Exercise
Examine each line of the data. Copy those that contain the string "this".
********************
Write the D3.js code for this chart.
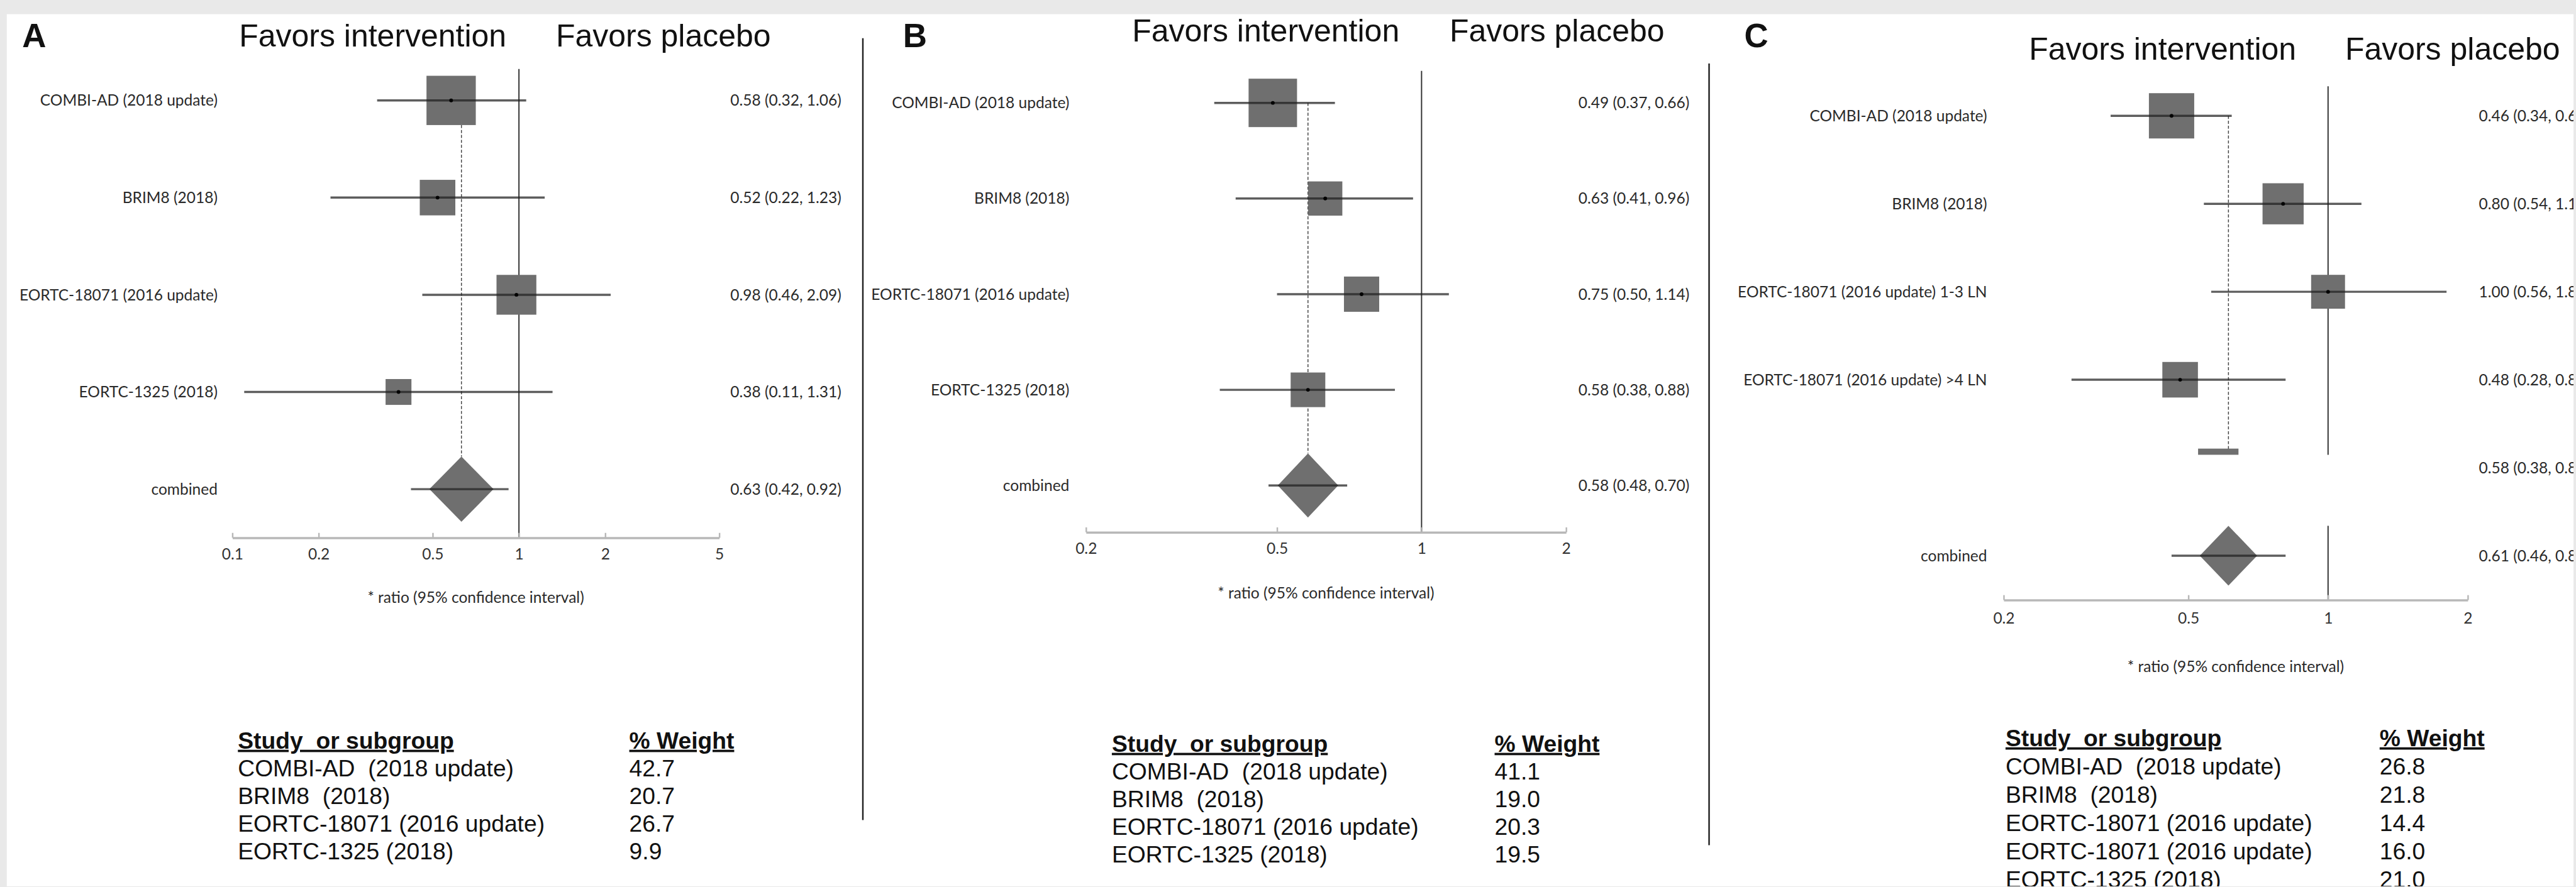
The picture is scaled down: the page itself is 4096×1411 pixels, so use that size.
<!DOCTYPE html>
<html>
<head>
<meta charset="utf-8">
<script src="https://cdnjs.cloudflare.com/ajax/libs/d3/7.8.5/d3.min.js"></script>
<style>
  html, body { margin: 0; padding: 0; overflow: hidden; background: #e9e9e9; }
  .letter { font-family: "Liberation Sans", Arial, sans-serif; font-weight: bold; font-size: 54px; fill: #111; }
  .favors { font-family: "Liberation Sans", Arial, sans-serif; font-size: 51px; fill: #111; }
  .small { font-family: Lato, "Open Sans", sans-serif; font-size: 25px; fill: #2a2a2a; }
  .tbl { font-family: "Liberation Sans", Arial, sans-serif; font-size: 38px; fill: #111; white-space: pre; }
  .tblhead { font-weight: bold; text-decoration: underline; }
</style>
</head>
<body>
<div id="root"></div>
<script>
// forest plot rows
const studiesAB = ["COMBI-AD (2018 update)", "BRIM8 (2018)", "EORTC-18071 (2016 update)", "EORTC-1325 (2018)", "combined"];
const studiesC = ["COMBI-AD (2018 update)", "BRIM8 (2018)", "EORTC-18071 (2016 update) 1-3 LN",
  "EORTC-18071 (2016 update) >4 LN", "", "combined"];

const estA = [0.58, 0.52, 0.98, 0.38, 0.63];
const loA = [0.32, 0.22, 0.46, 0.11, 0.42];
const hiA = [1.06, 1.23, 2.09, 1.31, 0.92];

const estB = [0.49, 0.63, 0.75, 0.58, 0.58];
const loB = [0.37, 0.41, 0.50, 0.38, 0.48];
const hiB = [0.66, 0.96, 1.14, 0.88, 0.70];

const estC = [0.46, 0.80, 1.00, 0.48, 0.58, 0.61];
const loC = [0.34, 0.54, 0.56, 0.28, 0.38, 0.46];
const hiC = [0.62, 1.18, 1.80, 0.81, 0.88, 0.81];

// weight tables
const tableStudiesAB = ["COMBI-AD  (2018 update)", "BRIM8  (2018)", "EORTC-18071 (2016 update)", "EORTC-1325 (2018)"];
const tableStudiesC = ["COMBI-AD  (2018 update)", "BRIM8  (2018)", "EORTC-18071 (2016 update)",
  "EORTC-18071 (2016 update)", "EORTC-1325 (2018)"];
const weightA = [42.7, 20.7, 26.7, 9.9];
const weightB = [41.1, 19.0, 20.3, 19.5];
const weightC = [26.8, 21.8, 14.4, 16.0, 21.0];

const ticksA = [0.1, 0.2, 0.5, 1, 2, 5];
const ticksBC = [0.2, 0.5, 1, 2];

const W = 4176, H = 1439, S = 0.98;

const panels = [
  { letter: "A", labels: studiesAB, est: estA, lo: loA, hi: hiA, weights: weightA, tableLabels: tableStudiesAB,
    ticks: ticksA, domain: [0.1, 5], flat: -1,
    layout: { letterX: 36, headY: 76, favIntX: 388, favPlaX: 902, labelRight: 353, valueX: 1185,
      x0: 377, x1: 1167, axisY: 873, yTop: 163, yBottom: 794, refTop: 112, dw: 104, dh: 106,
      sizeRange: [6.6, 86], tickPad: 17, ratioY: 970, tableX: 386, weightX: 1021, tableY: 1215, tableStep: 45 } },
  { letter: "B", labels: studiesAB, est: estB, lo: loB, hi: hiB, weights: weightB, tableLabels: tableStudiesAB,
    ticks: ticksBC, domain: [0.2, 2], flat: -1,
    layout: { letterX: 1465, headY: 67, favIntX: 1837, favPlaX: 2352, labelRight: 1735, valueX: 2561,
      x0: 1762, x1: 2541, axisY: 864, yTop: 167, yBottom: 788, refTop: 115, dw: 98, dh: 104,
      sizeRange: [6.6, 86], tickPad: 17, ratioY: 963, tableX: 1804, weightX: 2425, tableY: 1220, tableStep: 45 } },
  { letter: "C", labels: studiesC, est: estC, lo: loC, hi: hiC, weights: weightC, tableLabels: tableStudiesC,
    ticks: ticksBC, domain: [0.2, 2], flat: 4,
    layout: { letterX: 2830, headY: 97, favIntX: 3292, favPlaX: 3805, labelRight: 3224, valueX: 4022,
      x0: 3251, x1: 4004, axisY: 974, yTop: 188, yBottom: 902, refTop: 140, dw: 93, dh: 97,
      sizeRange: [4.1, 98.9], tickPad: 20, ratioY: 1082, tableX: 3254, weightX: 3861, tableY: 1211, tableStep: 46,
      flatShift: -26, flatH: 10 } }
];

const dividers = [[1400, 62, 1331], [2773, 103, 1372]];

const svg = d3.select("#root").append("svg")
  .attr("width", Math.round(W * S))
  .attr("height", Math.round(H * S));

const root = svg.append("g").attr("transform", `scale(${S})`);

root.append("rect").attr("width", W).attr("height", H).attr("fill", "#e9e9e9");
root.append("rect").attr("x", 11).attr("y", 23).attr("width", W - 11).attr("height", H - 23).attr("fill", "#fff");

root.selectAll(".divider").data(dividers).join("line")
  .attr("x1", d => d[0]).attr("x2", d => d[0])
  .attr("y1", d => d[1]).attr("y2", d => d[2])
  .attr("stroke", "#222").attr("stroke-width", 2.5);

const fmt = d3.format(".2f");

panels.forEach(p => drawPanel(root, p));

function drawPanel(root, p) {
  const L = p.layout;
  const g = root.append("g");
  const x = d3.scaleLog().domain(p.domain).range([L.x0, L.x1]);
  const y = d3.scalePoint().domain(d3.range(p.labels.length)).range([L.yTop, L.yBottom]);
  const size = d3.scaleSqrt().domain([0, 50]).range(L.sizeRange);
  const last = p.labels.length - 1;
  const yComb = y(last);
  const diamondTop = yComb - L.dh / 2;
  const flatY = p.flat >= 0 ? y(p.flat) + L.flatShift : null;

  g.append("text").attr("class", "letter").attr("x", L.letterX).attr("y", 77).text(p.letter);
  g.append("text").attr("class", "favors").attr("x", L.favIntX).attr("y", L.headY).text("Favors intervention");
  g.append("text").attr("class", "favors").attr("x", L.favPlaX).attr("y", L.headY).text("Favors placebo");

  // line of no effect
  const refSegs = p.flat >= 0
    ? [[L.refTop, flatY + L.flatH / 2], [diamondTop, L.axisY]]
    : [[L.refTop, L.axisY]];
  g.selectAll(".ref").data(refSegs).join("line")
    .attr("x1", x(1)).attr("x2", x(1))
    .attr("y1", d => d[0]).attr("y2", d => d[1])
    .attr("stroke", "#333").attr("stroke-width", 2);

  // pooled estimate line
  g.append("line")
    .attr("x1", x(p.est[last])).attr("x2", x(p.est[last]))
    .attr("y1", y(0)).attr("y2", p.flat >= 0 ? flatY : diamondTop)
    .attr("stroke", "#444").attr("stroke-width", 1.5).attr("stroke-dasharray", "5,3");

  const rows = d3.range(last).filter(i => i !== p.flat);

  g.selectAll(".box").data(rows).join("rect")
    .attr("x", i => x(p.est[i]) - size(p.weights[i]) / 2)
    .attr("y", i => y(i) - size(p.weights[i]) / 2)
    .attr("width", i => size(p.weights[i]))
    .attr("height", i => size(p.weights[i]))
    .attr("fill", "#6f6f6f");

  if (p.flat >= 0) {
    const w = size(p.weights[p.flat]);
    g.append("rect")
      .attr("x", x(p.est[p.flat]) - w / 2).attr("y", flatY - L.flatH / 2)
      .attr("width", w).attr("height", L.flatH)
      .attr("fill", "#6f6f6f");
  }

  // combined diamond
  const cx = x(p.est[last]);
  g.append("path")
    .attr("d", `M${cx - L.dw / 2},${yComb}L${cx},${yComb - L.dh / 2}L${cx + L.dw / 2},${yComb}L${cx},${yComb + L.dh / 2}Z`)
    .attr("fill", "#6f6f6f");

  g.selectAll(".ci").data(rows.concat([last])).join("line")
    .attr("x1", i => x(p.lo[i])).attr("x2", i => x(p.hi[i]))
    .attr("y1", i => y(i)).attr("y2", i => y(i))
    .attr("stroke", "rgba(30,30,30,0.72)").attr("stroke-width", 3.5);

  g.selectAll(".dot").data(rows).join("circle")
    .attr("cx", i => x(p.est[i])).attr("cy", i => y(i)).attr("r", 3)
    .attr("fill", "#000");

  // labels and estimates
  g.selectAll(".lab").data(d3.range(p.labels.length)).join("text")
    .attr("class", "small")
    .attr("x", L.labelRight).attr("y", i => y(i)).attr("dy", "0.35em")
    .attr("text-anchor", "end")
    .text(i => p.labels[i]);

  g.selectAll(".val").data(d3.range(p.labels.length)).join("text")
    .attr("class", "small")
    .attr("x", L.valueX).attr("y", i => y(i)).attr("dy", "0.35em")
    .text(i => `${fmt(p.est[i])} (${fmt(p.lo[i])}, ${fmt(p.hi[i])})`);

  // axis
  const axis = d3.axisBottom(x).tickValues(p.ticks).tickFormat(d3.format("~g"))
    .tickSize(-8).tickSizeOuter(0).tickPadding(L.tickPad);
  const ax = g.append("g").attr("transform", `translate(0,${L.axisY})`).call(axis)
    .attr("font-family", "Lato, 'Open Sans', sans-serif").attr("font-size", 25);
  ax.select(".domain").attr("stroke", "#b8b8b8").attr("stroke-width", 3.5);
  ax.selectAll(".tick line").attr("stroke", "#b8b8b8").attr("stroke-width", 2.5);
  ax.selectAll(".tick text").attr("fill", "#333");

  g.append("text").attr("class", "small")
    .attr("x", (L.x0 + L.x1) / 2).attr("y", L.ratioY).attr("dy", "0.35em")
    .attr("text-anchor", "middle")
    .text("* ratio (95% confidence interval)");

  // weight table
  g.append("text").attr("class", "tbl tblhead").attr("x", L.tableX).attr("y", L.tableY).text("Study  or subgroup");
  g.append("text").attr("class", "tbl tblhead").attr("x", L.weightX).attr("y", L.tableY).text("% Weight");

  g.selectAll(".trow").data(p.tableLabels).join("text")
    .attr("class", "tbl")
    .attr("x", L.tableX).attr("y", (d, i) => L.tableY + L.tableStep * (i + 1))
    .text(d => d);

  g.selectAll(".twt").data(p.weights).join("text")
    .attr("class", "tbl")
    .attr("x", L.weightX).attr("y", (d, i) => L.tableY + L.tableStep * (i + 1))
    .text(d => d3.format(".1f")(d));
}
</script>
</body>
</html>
********************
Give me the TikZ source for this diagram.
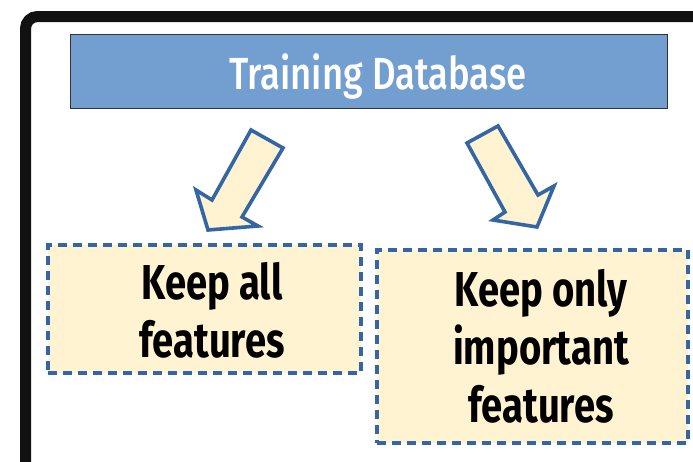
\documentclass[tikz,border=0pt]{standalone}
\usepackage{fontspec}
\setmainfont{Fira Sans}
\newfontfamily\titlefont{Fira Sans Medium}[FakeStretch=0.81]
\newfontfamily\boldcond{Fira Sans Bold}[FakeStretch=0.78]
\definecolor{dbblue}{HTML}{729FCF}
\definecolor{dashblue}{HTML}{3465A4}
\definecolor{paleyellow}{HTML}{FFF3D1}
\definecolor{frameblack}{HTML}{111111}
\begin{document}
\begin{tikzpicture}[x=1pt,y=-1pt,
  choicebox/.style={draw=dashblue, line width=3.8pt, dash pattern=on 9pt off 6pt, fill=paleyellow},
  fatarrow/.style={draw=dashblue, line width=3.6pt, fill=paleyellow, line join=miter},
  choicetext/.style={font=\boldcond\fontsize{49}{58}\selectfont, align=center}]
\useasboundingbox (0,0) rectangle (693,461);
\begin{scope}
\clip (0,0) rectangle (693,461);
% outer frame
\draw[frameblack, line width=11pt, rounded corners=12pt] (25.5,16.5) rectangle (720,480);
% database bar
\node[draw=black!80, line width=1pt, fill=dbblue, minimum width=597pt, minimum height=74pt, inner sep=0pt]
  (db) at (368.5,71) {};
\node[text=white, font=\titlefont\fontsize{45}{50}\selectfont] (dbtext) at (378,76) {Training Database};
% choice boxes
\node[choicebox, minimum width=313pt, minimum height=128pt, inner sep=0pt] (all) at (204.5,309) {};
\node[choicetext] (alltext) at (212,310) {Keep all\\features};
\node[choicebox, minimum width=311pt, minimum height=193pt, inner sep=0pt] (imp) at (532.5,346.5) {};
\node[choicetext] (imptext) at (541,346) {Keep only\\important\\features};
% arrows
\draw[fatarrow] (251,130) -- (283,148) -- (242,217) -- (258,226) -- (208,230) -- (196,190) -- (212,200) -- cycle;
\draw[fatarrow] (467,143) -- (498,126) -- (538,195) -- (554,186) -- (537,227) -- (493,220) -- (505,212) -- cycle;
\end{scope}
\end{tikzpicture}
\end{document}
********************
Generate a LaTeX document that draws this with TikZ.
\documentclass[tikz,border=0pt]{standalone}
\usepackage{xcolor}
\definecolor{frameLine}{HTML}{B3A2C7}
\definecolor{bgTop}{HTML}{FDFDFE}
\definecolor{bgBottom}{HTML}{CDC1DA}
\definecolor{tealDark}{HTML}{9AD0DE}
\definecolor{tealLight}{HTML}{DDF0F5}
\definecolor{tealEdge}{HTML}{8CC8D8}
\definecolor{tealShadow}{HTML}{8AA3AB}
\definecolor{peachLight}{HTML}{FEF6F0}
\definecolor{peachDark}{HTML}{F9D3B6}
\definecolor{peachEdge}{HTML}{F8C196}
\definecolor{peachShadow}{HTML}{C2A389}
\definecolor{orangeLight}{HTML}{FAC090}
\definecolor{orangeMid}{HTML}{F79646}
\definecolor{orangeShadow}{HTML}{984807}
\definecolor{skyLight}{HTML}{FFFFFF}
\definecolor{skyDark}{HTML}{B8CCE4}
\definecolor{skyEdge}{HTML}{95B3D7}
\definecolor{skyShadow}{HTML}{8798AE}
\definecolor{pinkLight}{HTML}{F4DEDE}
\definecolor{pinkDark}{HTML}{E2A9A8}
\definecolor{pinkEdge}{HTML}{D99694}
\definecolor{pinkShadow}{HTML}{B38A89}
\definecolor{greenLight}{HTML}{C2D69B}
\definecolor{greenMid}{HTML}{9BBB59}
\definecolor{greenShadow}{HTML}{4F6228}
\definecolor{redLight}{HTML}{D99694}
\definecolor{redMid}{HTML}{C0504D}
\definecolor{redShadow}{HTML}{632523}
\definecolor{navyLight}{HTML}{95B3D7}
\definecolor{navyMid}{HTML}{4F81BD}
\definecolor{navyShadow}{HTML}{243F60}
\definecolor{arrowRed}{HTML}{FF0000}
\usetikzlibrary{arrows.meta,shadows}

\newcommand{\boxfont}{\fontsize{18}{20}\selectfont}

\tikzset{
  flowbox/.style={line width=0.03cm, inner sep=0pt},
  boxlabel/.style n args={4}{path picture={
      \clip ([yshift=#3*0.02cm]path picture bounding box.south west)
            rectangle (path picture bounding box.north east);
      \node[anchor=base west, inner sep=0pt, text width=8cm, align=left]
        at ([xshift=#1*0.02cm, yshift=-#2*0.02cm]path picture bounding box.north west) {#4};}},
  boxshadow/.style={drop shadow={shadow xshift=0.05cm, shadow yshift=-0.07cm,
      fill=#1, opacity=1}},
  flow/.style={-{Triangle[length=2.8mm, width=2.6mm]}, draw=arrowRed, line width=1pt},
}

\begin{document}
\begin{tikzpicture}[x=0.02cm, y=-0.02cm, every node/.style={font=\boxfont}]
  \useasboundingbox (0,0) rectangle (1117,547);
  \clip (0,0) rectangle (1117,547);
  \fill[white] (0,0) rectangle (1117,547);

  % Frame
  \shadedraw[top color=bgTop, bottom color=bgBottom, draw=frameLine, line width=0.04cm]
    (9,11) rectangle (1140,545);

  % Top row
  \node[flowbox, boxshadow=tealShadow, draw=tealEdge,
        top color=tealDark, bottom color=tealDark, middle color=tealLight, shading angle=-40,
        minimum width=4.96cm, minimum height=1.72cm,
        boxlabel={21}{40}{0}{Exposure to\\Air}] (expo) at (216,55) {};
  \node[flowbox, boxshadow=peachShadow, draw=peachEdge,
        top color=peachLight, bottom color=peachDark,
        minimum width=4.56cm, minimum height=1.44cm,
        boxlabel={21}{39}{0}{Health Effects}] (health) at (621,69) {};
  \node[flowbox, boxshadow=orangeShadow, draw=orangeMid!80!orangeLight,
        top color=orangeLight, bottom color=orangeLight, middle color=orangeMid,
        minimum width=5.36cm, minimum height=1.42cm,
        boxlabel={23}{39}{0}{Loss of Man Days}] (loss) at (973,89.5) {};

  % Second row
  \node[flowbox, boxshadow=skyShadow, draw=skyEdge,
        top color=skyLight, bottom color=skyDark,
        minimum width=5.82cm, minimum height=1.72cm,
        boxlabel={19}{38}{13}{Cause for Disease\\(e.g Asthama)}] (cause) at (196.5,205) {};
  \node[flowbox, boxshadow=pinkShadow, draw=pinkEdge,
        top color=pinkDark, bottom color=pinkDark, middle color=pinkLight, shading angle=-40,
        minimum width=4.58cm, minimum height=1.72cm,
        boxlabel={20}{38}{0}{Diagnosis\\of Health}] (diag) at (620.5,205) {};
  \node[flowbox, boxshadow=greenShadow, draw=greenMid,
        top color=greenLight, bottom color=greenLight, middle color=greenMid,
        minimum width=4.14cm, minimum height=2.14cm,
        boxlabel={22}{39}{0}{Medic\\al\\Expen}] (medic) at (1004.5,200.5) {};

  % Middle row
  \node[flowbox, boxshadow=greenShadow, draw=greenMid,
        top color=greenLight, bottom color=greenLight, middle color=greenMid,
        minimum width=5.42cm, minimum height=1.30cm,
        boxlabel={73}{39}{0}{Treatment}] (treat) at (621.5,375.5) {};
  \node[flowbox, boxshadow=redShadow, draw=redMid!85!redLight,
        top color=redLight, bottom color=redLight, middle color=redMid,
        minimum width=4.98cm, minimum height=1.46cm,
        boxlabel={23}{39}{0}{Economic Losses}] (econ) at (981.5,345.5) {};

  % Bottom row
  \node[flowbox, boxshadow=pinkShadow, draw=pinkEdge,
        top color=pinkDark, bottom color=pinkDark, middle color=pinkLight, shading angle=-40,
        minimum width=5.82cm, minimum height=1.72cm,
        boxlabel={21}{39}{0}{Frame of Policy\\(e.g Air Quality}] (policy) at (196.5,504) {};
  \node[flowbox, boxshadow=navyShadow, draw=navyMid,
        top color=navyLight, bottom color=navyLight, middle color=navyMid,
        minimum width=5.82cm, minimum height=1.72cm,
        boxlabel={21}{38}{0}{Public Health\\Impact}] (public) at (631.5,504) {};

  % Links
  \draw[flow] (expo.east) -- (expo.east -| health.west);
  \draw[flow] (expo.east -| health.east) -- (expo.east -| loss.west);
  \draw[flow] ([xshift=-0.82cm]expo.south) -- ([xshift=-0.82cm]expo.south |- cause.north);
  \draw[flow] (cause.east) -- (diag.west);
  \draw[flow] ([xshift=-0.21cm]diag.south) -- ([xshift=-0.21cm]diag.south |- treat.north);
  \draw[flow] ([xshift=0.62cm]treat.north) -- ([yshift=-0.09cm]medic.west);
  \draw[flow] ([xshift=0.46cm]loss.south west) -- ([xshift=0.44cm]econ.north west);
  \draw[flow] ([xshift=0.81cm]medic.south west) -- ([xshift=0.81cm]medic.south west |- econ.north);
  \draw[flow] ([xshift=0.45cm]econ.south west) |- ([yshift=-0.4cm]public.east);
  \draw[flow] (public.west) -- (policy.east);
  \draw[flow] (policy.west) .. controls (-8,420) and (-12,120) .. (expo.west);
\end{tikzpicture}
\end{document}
********************
The completed task
Write the D3.js code for this chart.
Give me the TikZ source for this diagram.
Generate a LaTeX document that draws this with TikZ.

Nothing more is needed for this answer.